El futuro es un lugar muy extraño al que no hay otra forma
de llegar que hacerlo absolutamente desencantados y sucios, muy sucios, con
toda la indeleble suciedad de los días grabada en la piel y en el alma, en el
claroscuro de las intenciones, en el trasluz de la sonrisa, en el cansancio
infinito de la voz, en la lenta disección de la realidad que vamos haciendo aunque
nos hiera su inaguantable hedor a pólvora y a mentira, a injusticia
inexplicable, a universo ordenado a la fuerza y a las bravas: la persistente sospecha
de que alguna demagogia de orden superior nos está arruinando el raciocinio o
lo que nos pueda quedar de él.

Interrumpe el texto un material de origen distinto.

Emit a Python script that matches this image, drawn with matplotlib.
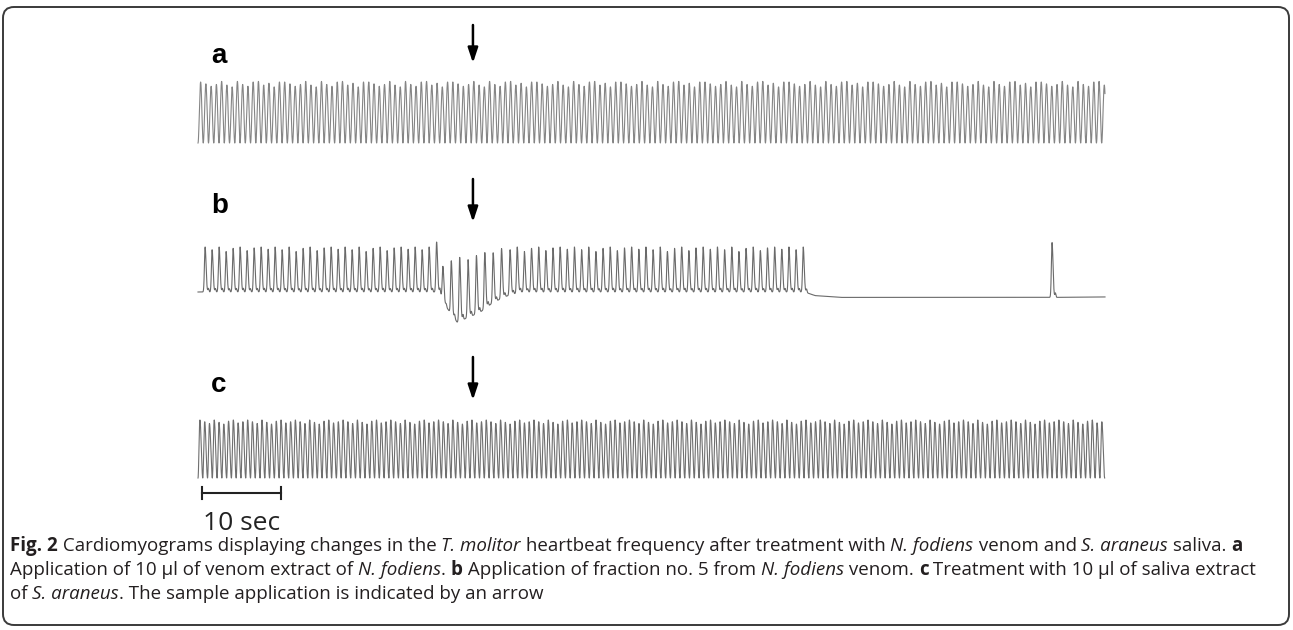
import numpy as np
import matplotlib
matplotlib.use("Agg")
import matplotlib.pyplot as plt
from matplotlib.patches import FancyBboxPatch
from matplotlib.transforms import blended_transform_factory

# ---------------- data ----------------
DURATION = 114.8            # s, recording length shown
APPLICATION_TIME = 34.8     # s, arrow position (sample application)
SCALE_BAR_SEC = 10
panel_labels = ["a", "b", "c"]

# trace a: regular beating, venom extract of N. fodiens
a_period = 0.665            # s per beat
a_n_beats = 173
a_peak_var = [0.0, -0.03, -0.07, -0.04, 0.01, -0.05, -0.08, 0.01,
              -0.04, -0.07, 0.0, 0.01, -0.05, -0.02, -0.08, 0.0]

# trace b: fraction no. 5 -> transient dip, then cardiac arrest
b_seg_start = [0.9, 31.0, 39.5]       # s
b_seg_count = [33, 8, 42]
b_seg_period = [0.886, 1.06, 0.905]   # s
b_extra_beats = [(30.2, 1.11), (108.1, 1.10)]   # (time s, peak height)
b_base_t = [0.0, 30.1, 30.6, 31.5, 32.8, 34.4, 35.7, 37.3, 38.9, 40.8, 76.8, 78.1, 81.3, 108.0, 114.8]
b_base_v = [0.0, 0.0, 0.0, -0.35, -0.67, -0.55, -0.45, -0.24, -0.10, 0.0, 0.0, -0.08, -0.12, -0.12, -0.11]
b_top_t = [0.0, 30.9, 31.0, 32.8, 35.0, 38.0, 39.5, 114.8]
b_top_v = [1.0, 1.0, 0.67, 0.76, 0.82, 0.95, 1.0, 1.0]
b_peak_var = [0.0, -0.06, 0.0, -0.1, -0.03, 0.0, -0.08, -0.02, 0.0, -0.05]

# trace c: saliva extract of S. araneus
c_period = 0.604
c_n_beats = 190
c_peak_var = [0.0, -0.03, -0.06, 0.0, -0.04, -0.07, -0.02, 0.0, -0.05, -0.03]

caption_lines = [
    [("Fig. 2", "bold"), (" Cardiomyograms displaying changes in the ", "normal"),
     ("T. molitor", "italic"), (" heartbeat frequency after treatment with ", "normal"),
     ("N. fodiens", "italic"), (" venom and ", "normal"), ("S. araneus", "italic"),
     (" saliva. ", "normal"), ("a", "bold")],
    [("Application of 10 \u00b5l of venom extract of ", "normal"), ("N. fodiens", "italic"),
     (". ", "normal"), ("b", "bold"), (" Application of fraction no. 5 from ", "normal"),
     ("N. fodiens", "italic"), (" venom. ", "normal"), ("c", "bold"),
     (" Treatment with 10 \u00b5l of saliva extract", "normal")],
    [("of ", "normal"), ("S. araneus", "italic"),
     (". The sample application is indicated by an arrow", "normal")],
]
scale_label = "10 sec"

# ---------------- figure ----------------
W, H = 1293, 630
fig = plt.figure(figsize=(W / 100, H / 100), dpi=100)

# pixel-space background axes for frame and caption
bg = fig.add_axes([0, 0, 1, 1])
bg.set_xlim(0, W)
bg.set_ylim(H, 0)
bg.axis("off")
bg.add_patch(FancyBboxPatch((3, 7), 1286, 618,
                            boxstyle="round,pad=0,rounding_size=11",
                            fc="white", ec="#3a3a3a", lw=1.4))

X0, X1 = 198, 1105


def add_trace_axes(y_top_px, y_bot_px, ylim):
    ax = fig.add_axes([X0 / W, 1 - y_bot_px / H, (X1 - X0) / W, (y_bot_px - y_top_px) / H])
    ax.set_xlim(0, DURATION)
    ax.set_ylim(*ylim)
    ax.axis("off")
    return ax


def periodic_wave(t, period, n_beats, var, rise):
    y = np.zeros_like(t)
    k = np.floor(t / period).astype(int)
    p = t / period - k
    amp = np.array([1.0 + var[i % len(var)] for i in range(n_beats + 1)])
    a = amp[np.clip(k, 0, n_beats)]
    up = p < rise
    y[up] = a[up] * (0.5 - 0.5 * np.cos(np.pi * p[up] / rise))
    dn = ~up
    y[dn] = a[dn] * (0.5 + 0.5 * np.cos(np.pi * (p[dn] - rise) / (1 - rise)))
    return y


# trace a
ax_a = add_trace_axes(82, 143, (0, 1))
ta = np.linspace(0, a_n_beats * a_period, 12000)
ta = ta[ta <= DURATION]
ax_a.plot(ta, periodic_wave(ta, a_period, a_n_beats, a_peak_var, 0.5),
          color="#858585", lw=0.8, clip_on=False)

# trace b
ax_b = add_trace_axes(247, 292, (0, 1))
tb = np.linspace(0, DURATION, 24000)
base = np.interp(tb, b_base_t, b_base_v)
yb = base.copy()
beats = []
i_var = 0
for s0, n, per in zip(b_seg_start, b_seg_count, b_seg_period):
    for j in range(n):
        t0 = s0 + j * per
        top = np.interp(t0, b_top_t, b_top_v) + b_peak_var[i_var % len(b_peak_var)]
        i_var += 1
        beats.append((t0, top - np.interp(t0, b_base_t, b_base_v)))
for t0, top in b_extra_beats:
    beats.append((t0, top - np.interp(t0, b_base_t, b_base_v)))
for t0, amp in beats:
    dt = tb - t0
    shape = np.where(dt < 0, np.exp(-(dt / 0.12) ** 2), np.exp(-(dt / 0.17) ** 2))
    shape += 0.08 * np.exp(-((dt - 0.42) / 0.09) ** 2)
    yb += amp * shape
ax_b.plot(tb, yb, color="#6a6a6a", lw=0.8, clip_on=False)

# trace c
ax_c = add_trace_axes(420, 478, (0, 1))
tc = np.linspace(0, c_n_beats * c_period, 14000)
tc = tc[tc <= DURATION]
ax_c.plot(tc, periodic_wave(tc, c_period, c_n_beats, c_peak_var, 0.4),
          color="#6f6f6f", lw=0.8, clip_on=False)

# panel labels and arrows
label_baselines = [63, 213, 392]
arrow_spans = [(25, 63), (179, 222), (357, 400)]
for ax, lab, yb_px, (y0, y1) in zip([ax_a, ax_b, ax_c], panel_labels, label_baselines, arrow_spans):
    bg.text(211, yb_px, lab, fontsize=20, fontweight="bold", family="Liberation Sans",
            va="baseline", ha="left")
    ax.annotate("", xy=(APPLICATION_TIME, 1 - y1 / H), xytext=(APPLICATION_TIME, 1 - y0 / H),
                xycoords=("data", "figure fraction"), textcoords=("data", "figure fraction"),
                arrowprops=dict(arrowstyle="-|>,head_length=0.9,head_width=0.3",
                                lw=1.8, color="black", shrinkA=0, shrinkB=0),
                annotation_clip=False)

# scale bar
tr = blended_transform_factory(ax_c.transData, fig.transFigure)
xs0, xs1 = 0.5, 0.5 + SCALE_BAR_SEC
yb_bar = 1 - 493 / H
ax_c.plot([xs0, xs1], [yb_bar, yb_bar], color="#222222", lw=1.5, transform=tr, clip_on=False)
for xx in (xs0, xs1):
    ax_c.plot([xx, xx], [1 - 487 / H, 1 - 499 / H], color="#222222", lw=1.5,
              transform=tr, clip_on=False)
ax_c.text((xs0 + xs1) / 2, 1 - 523 / H, scale_label, transform=tr, ha="center", va="center",
          fontsize=19, family="Open Sans", color="#222222")

# caption with mixed styles
renderer = fig.canvas.get_renderer()


def run_width(runs, size):
    total = 0
    for s, style in runs:
        t = bg.text(0, 0, s, fontsize=size, family="Open Sans",
                    fontweight="bold" if style == "bold" else "normal",
                    fontstyle="italic" if style == "italic" else "normal")
        total += t.get_window_extent(renderer).width
        t.remove()
    return total


cap_size = 14 * 1240 / run_width(caption_lines[0], 14)
cap_y = [546, 570, 594]
for runs, y in zip(caption_lines, cap_y):
    x = 10
    for s, style in runs:
        t = bg.text(x, y, s, fontsize=cap_size, family="Open Sans", va="center", ha="left",
                    color="#231f20",
                    fontweight="bold" if style == "bold" else "normal",
                    fontstyle="italic" if style == "italic" else "normal")
        bb = t.get_window_extent(renderer)
        x += bb.width

fig.savefig("out.png", dpi=100)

No mucho, me temo.
Voy y vengo, pues, de las críticas, por ejemplo, a Israel o
Palestina como si fuera un náufrago en pleno desierto del Mar Rojo. O de las
ideas. Dejo de lado el maniqueísmo y su amplio catálogo de alucinaciones,
porque aun sabiendo de qué parte debiera estar la justicia, ignoro qué parajes,
cuáles, le corresponden a la humanidad y a la barbarie. El mundo es un lugar
muy estrecho donde el espacio físico resulta vital y no puede haber peor
consejero que las apreturas ni mayor pecado que ceder a la tentación gratuita de
la frase fácil, la sentencia fulminante, la solemnidad fatua del lenguaje.
Algo similar me ocurre con Jaume Matas y su inmediato ingreso en prisión o en donde sea. Si,
en su momento, la reclusión de Munar
me dejó frío, qué puede importarme, ahora, Matas. Cada uno suele acabar, muy a
menudo, donde se merece. Sobre todo, si además se empeña en ello. Por supuesto.